By 8:00 in the evening, it had started to get a little cooler. The sun wasn’t going down until almost 9:00, so we had lots of time for a walk. We went to explore the Lone Fir Cemetery at Stark and 26th.
Lone Fir has been here a long, long time. It had its first burial in 1846, when the land was a family farm. The farmer, J.B. Stephens, had traveled west with his elderly father, who passed away and was buried on the property. A few years later, the property was sold to Colburn Barrell, the owner of a steamboat called The Gazelle. That same year The Gazelle exploded, killing several people. The owner of the steamboat buried them near the site of J.B. Stephen’s father, and established a proper cemetery, calling it Mt. Crawford.

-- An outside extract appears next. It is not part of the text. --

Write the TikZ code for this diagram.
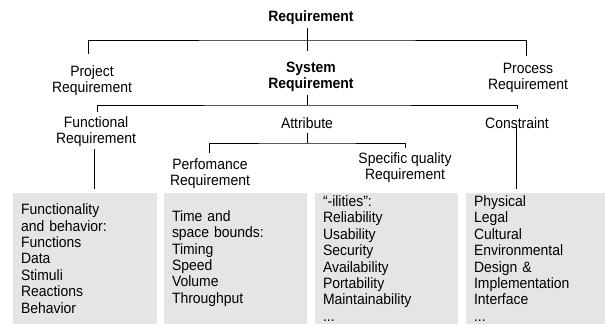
\documentclass[tikz,border=0pt]{standalone}
\usepackage{fontspec}
\setmainfont{Liberation Sans}[FakeStretch=0.93]
\usepackage{tikz}

\begin{document}
\begin{tikzpicture}[x=1pt, y=1pt, every node/.style={font=\fontsize{15}{16}\selectfont}, lbl/.style={align=center, inner sep=0pt}, hd/.style={lbl, font=\fontsize{15}{16}\selectfont\bfseries}, info/.style={fill=black!10, text width=127pt, inner xsep=8pt, inner ysep=0pt, minimum height=131pt, align=left, font=\fontsize{15}{16.4}\selectfont}, n/.style={line width=0.9pt}]
            \useasboundingbox (0,0) rectangle (605,-324);
            % nodes
            \node[hd] (req) at (311,-18) {Requirement};
            \node[lbl] (proj) at (92,-81) {Project\\Requirement};
            \node[hd] (sys) at (311,-77) {System\\Requirement};
            \node[lbl] (proc) at (528,-77.5) {Process\\Requirement};
            \node[lbl] (func) at (96,-132) {Functional\\Requirement};
            \node[lbl] (attr) at (307,-123) {Attribute};
            \node[lbl] (cons) at (517,-123) {Constraint};
            \node[lbl] (perf) at (210,-174) {Perfomance\\Requirement};
            \node[lbl] (spec) at (405,-168) {Specific quality\\Requirement};
            \node[info, text width=128pt] (fbox) at (85,-258.5) {Functionality\\and behavior:\\Functions\\Data\\Stimuli\\Reactions\\Behavior};
            \node[info] (pbox) at (235.5,-258.5) {Time and\\space bounds:\\Timing\\Speed\\Volume\\Throughput};
            \node[info] (qbox) at (386.5,-258.5) {“-ilities”:\\Reliability\\Usability\\Security\\Availability\\Portability\\Maintainability\\...};
            \node[info, text width=123pt] (cbox) at (535.5,-258.5) {Physical\\Legal\\Cultural\\Environmental\\Design \&\\Implementation\\Interface\\...};
            \coordinate (bar1) at (307,-40);
            \coordinate (bar2) at (307,-105);
            \coordinate (bar3) at (307,-143);
            % edges
            \draw [n, shorten <=3pt, shorten >=11pt] ([xshift=-4pt]req.south) -- ([xshift=-4pt]sys.north);
            \draw [n, shorten <=12pt, shorten >=7pt] ([xshift=-4pt]proj.north) |- (bar1) -| ([xshift=-2pt]proc.north);
            \draw [n, shorten <=3pt] ([xshift=-4pt]sys.south) -- (bar2);
            \draw [n, shorten <=5pt, shorten >=8pt] ([xshift=1pt]func.north) |- (bar2) -| (cons.north);
            \draw [n, shorten <=4pt] (attr.south) -- (bar3);
            \draw [n, shorten <=6pt, shorten >=5pt] ([xshift=-1pt]perf.north) |- (bar3) -| (spec.north);
            \draw [n, shorten <=2pt, shorten >=4pt] ([xshift=-2pt]func.south) -- ([xshift=-2pt]func.south |- fbox.north);
            \draw [n, shorten <=2pt, shorten >=4pt] ([xshift=-1pt]cons.center) -- ([xshift=-1pt]cons.center |- cbox.north);
        \end{tikzpicture}
\end{document}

We walked through the cool cemetery with a familiar feeling of quiet curiosity. I enjoy “visiting the dead people”. My father often said that any day above ground was a good day. Visiting cemeteries reassures me that whatever I am wrestling with on a given day, it is, by my father’s definition, a good day. Knowing that generations of new transplants have come here and made it their home allows me to see my panic over lost kitchen items in perspective.
The name of the cemetery was changed to Lone Fir because when it was started, there was only one fir tree on the property. The place is now an arboretum, a tree garden, with hundreds of trees of all types giving wonderful shade.The cool breeze and peaceful shade were delicious after the bright heat of the day.
The most recent graves we found were from 2007, polished, black, beautiful headstones in Russian, printed with photos of the deceased, telling of a whole new wave of people coming from far away to start new lives here.
Lone Fir has small roads that lead among the graves. We saw people walking quietly along these roads, enjoying the evening, or sitting on benches by war memorials, reading. This is a place for living people as well a for remembering the dead.
Many of the older gravestones are impossible to read, the centuries of moss and rain having started to dissolve the stone. I love cemeteries partly because of the stories they tell. I am a little sad that these people’s stories can’t be read anymore. But I enjoy know ing they were here, anyway.